Back in 1998, did he ever think he would get to 200 appearances?
"No. It shows my age but when I started it was only about four, five or six games a season, I would have had to play for about 40 years to make that ... but it's very nice, a personal milestone, but I think certainly my focus this week is on this game and Munster, and it really does focus the mind."
Munster and Thomond Park -- a combination guaranteed to get the Leinster juices flowing, particularly when the visitors are striving to maintain their play-off position, while the home side will be desperate to prevent a sixth successive loss to their strongest rivals.
Back when Horgan was cutting his provincial teeth, Munster were characterised by forward muscle and Leinster by backline flair. However, both sides have developed the areas that were once seen as weaknesses and Horgan singled out two Munster backs for special mention ahead of Saturday's clash.

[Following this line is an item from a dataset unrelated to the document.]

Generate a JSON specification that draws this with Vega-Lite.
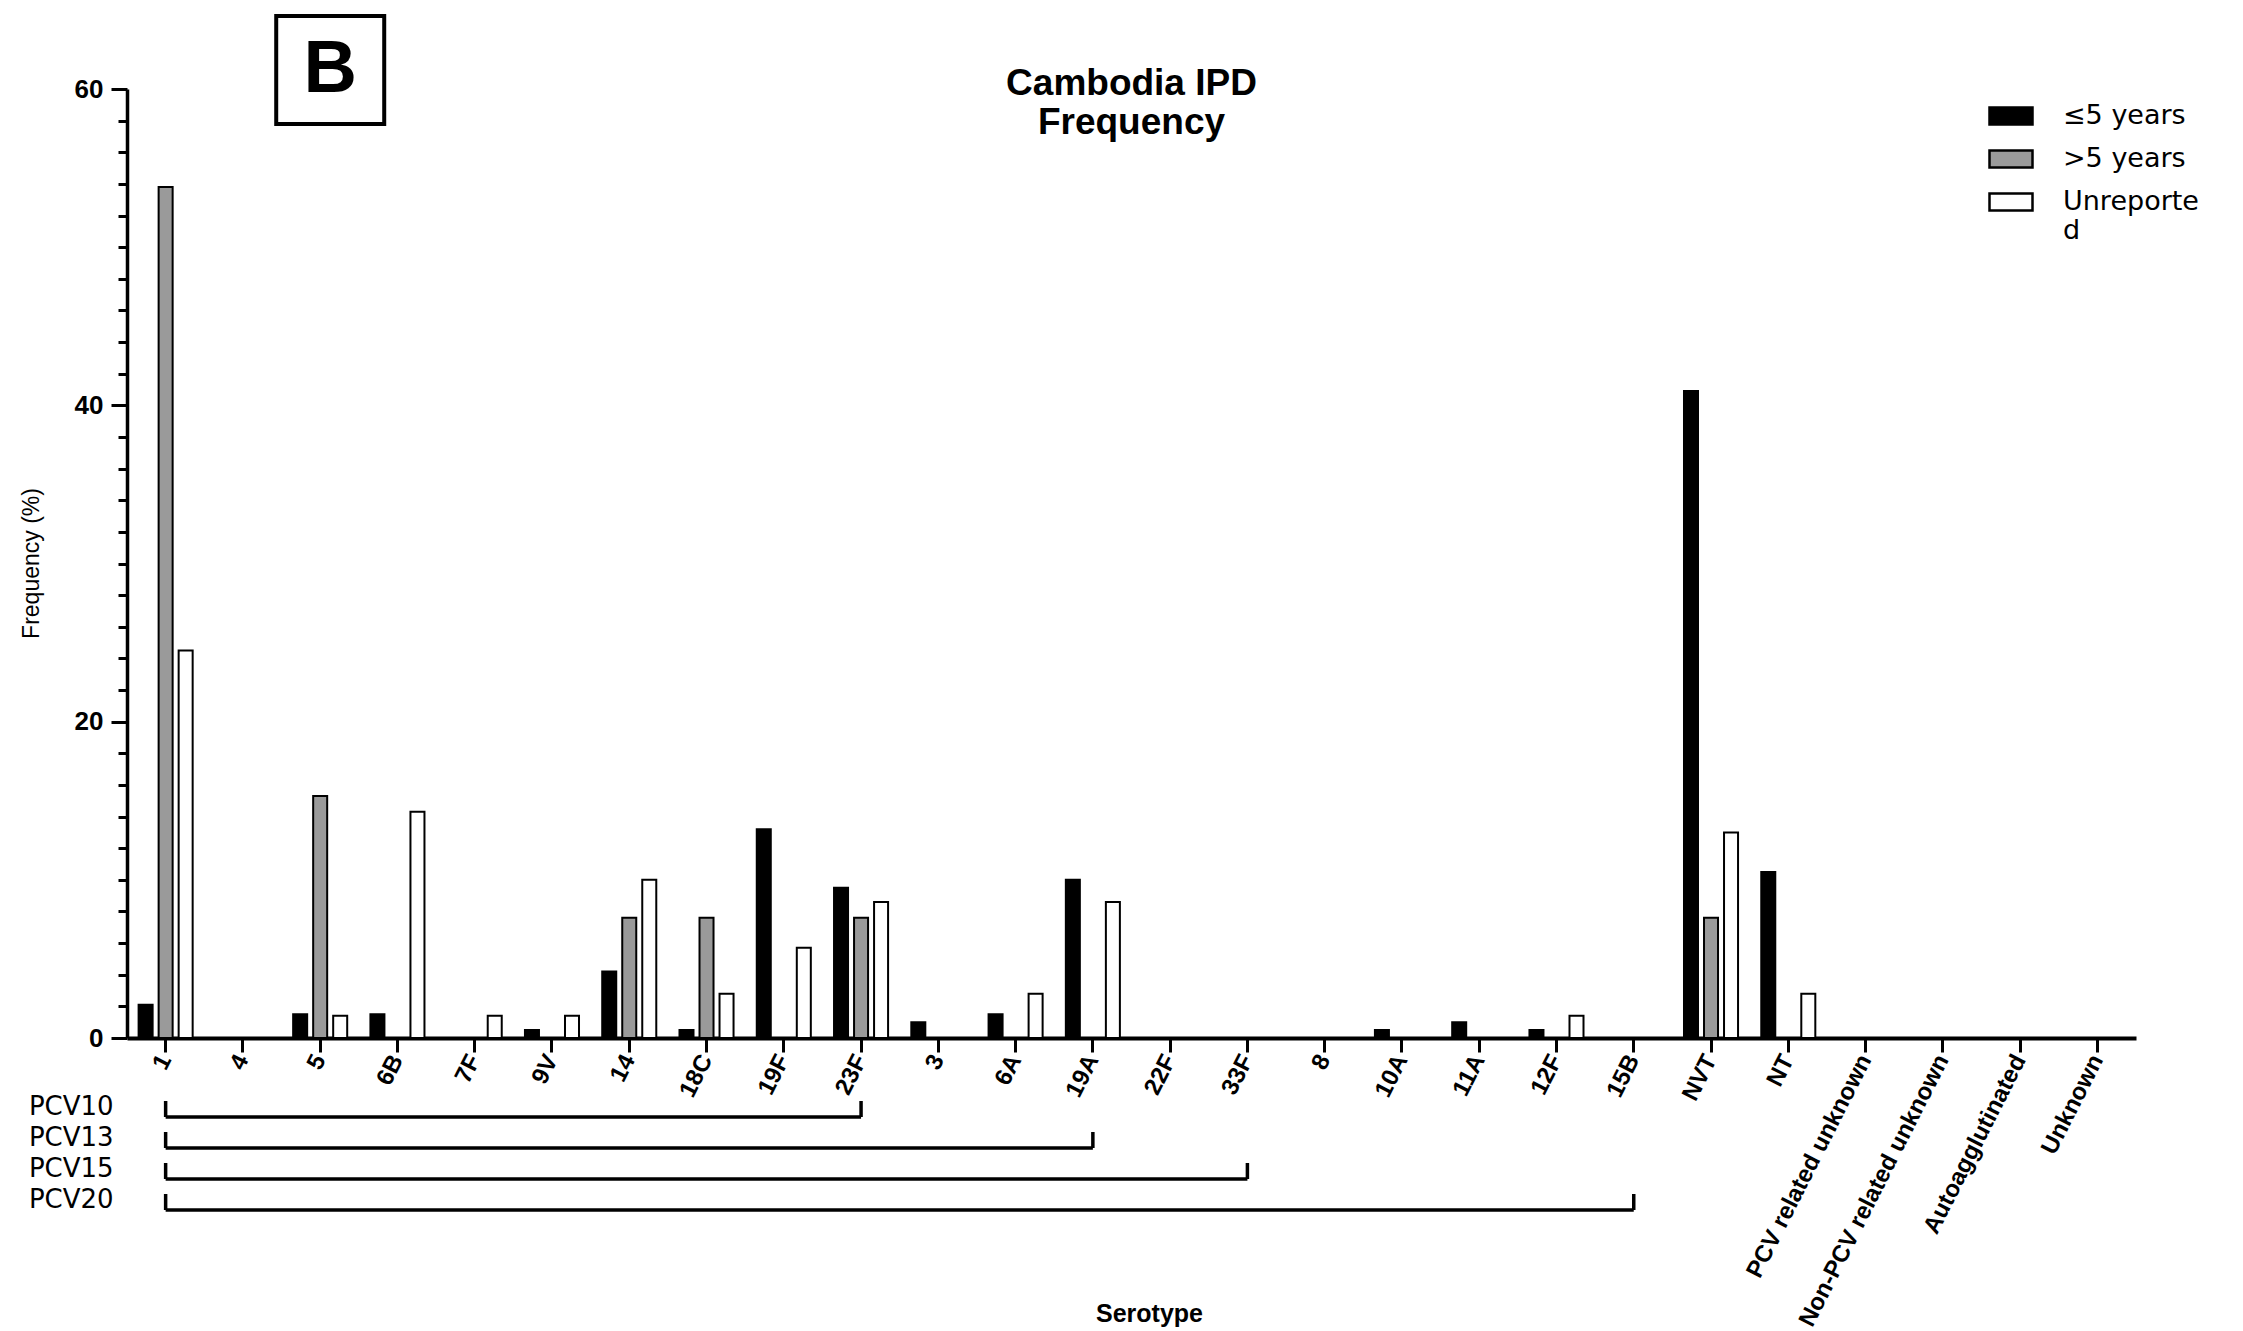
{
  "$schema": "https://vega.github.io/schema/vega-lite/v6.json",
  "width": 2009,
  "height": 949,
  "autosize": {"type": "none"},
  "padding": {"left": 127, "top": 89, "right": 107, "bottom": 293},
  "background": "white",
  "config": {"view": {"stroke": null}, "font": "Liberation Sans"},
  "title": {
    "text": ["Cambodia IPD", "Frequency"],
    "fontSize": 37,
    "fontWeight": "bold",
    "font": "Liberation Sans",
    "color": "black",
    "anchor": "middle",
    "frame": "group",
    "lineHeight": 39,
    "baseline": "top",
    "offset": 0,
    "dy": 134
  },
  "datasets": {
    "freq": [
      {"serotype": "1", "age": "≤5 years", "value": 2.1},
      {"serotype": "1", "age": ">5 years", "value": 53.8},
      {"serotype": "1", "age": "Unreported", "value": 24.5},
      {"serotype": "5", "age": "≤5 years", "value": 1.5},
      {"serotype": "5", "age": ">5 years", "value": 15.3},
      {"serotype": "5", "age": "Unreported", "value": 1.4},
      {"serotype": "6B", "age": "≤5 years", "value": 1.5},
      {"serotype": "6B", "age": "Unreported", "value": 14.3},
      {"serotype": "7F", "age": "Unreported", "value": 1.4},
      {"serotype": "9V", "age": "≤5 years", "value": 0.5},
      {"serotype": "9V", "age": "Unreported", "value": 1.4},
      {"serotype": "14", "age": "≤5 years", "value": 4.2},
      {"serotype": "14", "age": ">5 years", "value": 7.6},
      {"serotype": "14", "age": "Unreported", "value": 10.0},
      {"serotype": "18C", "age": "≤5 years", "value": 0.5},
      {"serotype": "18C", "age": ">5 years", "value": 7.6},
      {"serotype": "18C", "age": "Unreported", "value": 2.8},
      {"serotype": "19F", "age": "≤5 years", "value": 13.2},
      {"serotype": "19F", "age": "Unreported", "value": 5.7},
      {"serotype": "23F", "age": "≤5 years", "value": 9.5},
      {"serotype": "23F", "age": ">5 years", "value": 7.6},
      {"serotype": "23F", "age": "Unreported", "value": 8.6},
      {"serotype": "3", "age": "≤5 years", "value": 1.0},
      {"serotype": "6A", "age": "≤5 years", "value": 1.5},
      {"serotype": "6A", "age": "Unreported", "value": 2.8},
      {"serotype": "19A", "age": "≤5 years", "value": 10.0},
      {"serotype": "19A", "age": "Unreported", "value": 8.6},
      {"serotype": "10A", "age": "≤5 years", "value": 0.5},
      {"serotype": "11A", "age": "≤5 years", "value": 1.0},
      {"serotype": "12F", "age": "≤5 years", "value": 0.5},
      {"serotype": "12F", "age": "Unreported", "value": 1.4},
      {"serotype": "NVT", "age": "≤5 years", "value": 40.9},
      {"serotype": "NVT", "age": ">5 years", "value": 7.6},
      {"serotype": "NVT", "age": "Unreported", "value": 13.0},
      {"serotype": "NT", "age": "≤5 years", "value": 10.5},
      {"serotype": "NT", "age": "Unreported", "value": 2.8}
    ],
    "pcv": [
      {"vaccine": "PCV10", "first": "1", "last": "23F"},
      {"vaccine": "PCV13", "first": "1", "last": "19A"},
      {"vaccine": "PCV15", "first": "1", "last": "33F"},
      {"vaccine": "PCV20", "first": "1", "last": "15B"}
    ],
    "panel": [{"label": "B"}]
  },
  "resolve": {"scale": {"y": "independent"}},
  "layer": [
    {
      "data": {"name": "freq"},
      "mark": {"type": "bar", "stroke": "black", "strokeWidth": 2},
      "encoding": {
        "x": {
          "field": "serotype",
          "type": "nominal",
          "scale": {
            "domain": ["1","4","5","6B","7F","9V","14","18C","19F","23F","3","6A","19A","22F","33F","8","10A","11A","12F","15B","NVT","NT","PCV related unknown","Non-PCV related unknown","Autoagglutinated","Unknown"],
            "paddingInner": 0,
            "paddingOuter": 0
          },
          "axis": {
            "title": "Serotype",
            "titleFont": "Liberation Sans",
            "titleFontSize": 25,
            "titleFontWeight": "bold",
            "titleColor": "black",
            "titleX": 1022,
            "titleY": 275,
            "titleBaseline": "middle",
            "titleAlign": "center",
            "labelAngle": -63,
            "labelAlign": "right",
            "labelBaseline": "middle",
            "labelFont": "Liberation Sans",
            "labelFontSize": 24,
            "labelFontWeight": "bold",
            "labelColor": "black",
            "labelPadding": 4,
            "labelLimit": 500,
            "labelOverlap": false,
            "tickSize": 14,
            "tickWidth": 3,
            "tickColor": "black",
            "domainWidth": 4,
            "domainColor": "black",
            "grid": false
          }
        },
        "xOffset": {
          "field": "age",
          "type": "nominal",
          "scale": {"domain": ["≤5 years", ">5 years", "Unreported"], "paddingInner": 0.3, "paddingOuter": 0.58}
        },
        "y": {
          "field": "value",
          "type": "quantitative",
          "scale": {"domain": [0, 60], "nice": false},
          "axis": {
            "title": "Frequency (%)",
            "titleFont": "Liberation Sans",
            "titleFontSize": 23,
            "titleFontWeight": "normal",
            "titleColor": "black",
            "titleX": -96,
            "titleY": 474,
            "titleAngle": -90,
            "titleBaseline": "middle",
            "titleAlign": "center",
            "values": [0,2,4,6,8,10,12,14,16,18,20,22,24,26,28,30,32,34,36,38,40,42,44,46,48,50,52,54,56,58,60],
            "labelExpr": "datum.value % 20 === 0 ? datum.label : ''",
            "labelFont": "Liberation Sans",
            "labelFontSize": 26,
            "labelFontWeight": "bold",
            "labelColor": "black",
            "labelPadding": 8,
            "labelOverlap": false,
            "labelFlush": false,
            "tickSize": {"condition": {"test": "datum.value % 20 === 0", "value": 16}, "value": 9},
            "tickWidth": 3,
            "tickColor": "black",
            "domainWidth": 3.5,
            "domainColor": "black",
            "grid": false
          }
        },
        "color": {
          "field": "age",
          "type": "nominal",
          "scale": {"domain": ["≤5 years", ">5 years", "Unreported"], "range": ["#000000", "#9a9a9a", "#ffffff"]},
          "legend": {
            "title": null,
            "orient": "none",
            "legendX": 1861,
            "legendY": 4,
            "direction": "vertical",
            "padding": 0,
            "symbolType": "M-1,-0.4H1V0.4H-1Z",
            "symbolSize": 1849,
            "symbolStrokeColor": "black",
            "symbolStrokeWidth": 2.5,
            "labelFont": "DejaVu Sans",
            "labelFontSize": 27,
            "labelColor": "black",
            "labelOffset": 29,
            "labelLimit": 300,
            "rowPadding": 6,
            "labelExpr": "datum.label === 'Unreported' ? ['Unreporte', 'd'] : datum.label"
          }
        }
      }
    },
    {
      "data": {"name": "pcv"},
      "mark": {"type": "rule", "color": "black", "strokeWidth": 3.5},
      "encoding": {
        "x": {"field": "first", "type": "nominal", "scale": {"domain": ["1","4","5","6B","7F","9V","14","18C","19F","23F","3","6A","19A","22F","33F","8","10A","11A","12F","15B","NVT","NT","PCV related unknown","Non-PCV related unknown","Autoagglutinated","Unknown"]}},
        "x2": {"field": "last"},
        "y": {"field": "vaccine", "type": "nominal", "scale": {"type": "point", "domain": ["PCV10","PCV13","PCV15","PCV20"], "range": [1028, 1121], "padding": 0}, "axis": null}
      }
    },
    {
      "data": {"name": "pcv"},
      "mark": {"type": "point", "shape": "M0,-1V0", "size": 1024, "filled": false, "stroke": "black", "strokeWidth": 3.5, "opacity": 1},
      "encoding": {
        "x": {"field": "first", "type": "nominal", "scale": {"domain": ["1","4","5","6B","7F","9V","14","18C","19F","23F","3","6A","19A","22F","33F","8","10A","11A","12F","15B","NVT","NT","PCV related unknown","Non-PCV related unknown","Autoagglutinated","Unknown"]}},
        "y": {"field": "vaccine", "type": "nominal", "scale": {"type": "point", "domain": ["PCV10","PCV13","PCV15","PCV20"], "range": [1028, 1121], "padding": 0}, "axis": null}
      }
    },
    {
      "data": {"name": "pcv"},
      "mark": {"type": "point", "shape": "M0,-1V0", "size": 1024, "filled": false, "stroke": "black", "strokeWidth": 3.5, "opacity": 1},
      "encoding": {
        "x": {"field": "last", "type": "nominal", "scale": {"domain": ["1","4","5","6B","7F","9V","14","18C","19F","23F","3","6A","19A","22F","33F","8","10A","11A","12F","15B","NVT","NT","PCV related unknown","Non-PCV related unknown","Autoagglutinated","Unknown"]}},
        "y": {"field": "vaccine", "type": "nominal", "scale": {"type": "point", "domain": ["PCV10","PCV13","PCV15","PCV20"], "range": [1028, 1121], "padding": 0}, "axis": null}
      }
    },
    {
      "data": {"name": "pcv"},
      "mark": {"type": "text", "align": "right", "baseline": "middle", "dx": -52, "dy": -10, "font": "DejaVu Sans", "fontSize": 26, "color": "black"},
      "encoding": {
        "x": {"field": "first", "type": "nominal", "scale": {"domain": ["1","4","5","6B","7F","9V","14","18C","19F","23F","3","6A","19A","22F","33F","8","10A","11A","12F","15B","NVT","NT","PCV related unknown","Non-PCV related unknown","Autoagglutinated","Unknown"]}},
        "y": {"field": "vaccine", "type": "nominal", "scale": {"type": "point", "domain": ["PCV10","PCV13","PCV15","PCV20"], "range": [1028, 1121], "padding": 0}, "axis": null},
        "text": {"field": "vaccine"}
      }
    },
    {
      "data": {"name": "panel"},
      "mark": {"type": "point", "shape": "square", "size": 11664, "filled": false, "stroke": "black", "strokeWidth": 4, "opacity": 1},
      "encoding": {
        "x": {"datum": "5", "type": "nominal", "bandPosition": 0.63, "scale": {"domain": ["1","4","5","6B","7F","9V","14","18C","19F","23F","3","6A","19A","22F","33F","8","10A","11A","12F","15B","NVT","NT","PCV related unknown","Non-PCV related unknown","Autoagglutinated","Unknown"]}},
        "y": {"datum": 61.2, "type": "quantitative", "scale": {"domain": [0, 60], "nice": false}, "axis": null}
      }
    },
    {
      "data": {"name": "panel"},
      "mark": {"type": "text", "align": "center", "baseline": "middle", "font": "Liberation Sans", "fontWeight": "bold", "fontSize": 74, "color": "black"},
      "encoding": {
        "x": {"datum": "5", "type": "nominal", "bandPosition": 0.63, "scale": {"domain": ["1","4","5","6B","7F","9V","14","18C","19F","23F","3","6A","19A","22F","33F","8","10A","11A","12F","15B","NVT","NT","PCV related unknown","Non-PCV related unknown","Autoagglutinated","Unknown"]}},
        "y": {"datum": 61.2, "type": "quantitative", "scale": {"domain": [0, 60], "nice": false}, "axis": null},
        "text": {"field": "label"}
      }
    }
  ]
}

"Howlett has been fantastic, he is genuine world class. He's fitted in very well to the Munster ethos, that is always important, Dougie is really part of that core in Munster now," said Horgan, who also expects former Leinster player Felix Jones to pose a serious threat following his successful recovery from injury.
"We know Felix first-hand from when he was up here. He is a quality player and we were sorry to see him go but he's gone to Munster and is very highly thought of down there. He will be one of their real danger players."
Leinster have come a long way since that evening in Donnybrook 12-and-a-half years ago when Horgan made his debut. Now, the side is packed with Lions as well as current and future Ireland internationals. Following the retirements of Malcolm O'Kelly and Girvan Dempsey, Horgan is one of the last links to the 1990s and it is testament to his professionalism that he is still in the frame.
Taking on Munster in Thomond Park is a fitting occasion for your 200th cap, but it should not be regarded as a valedictory appearance. Horgan is not done just yet.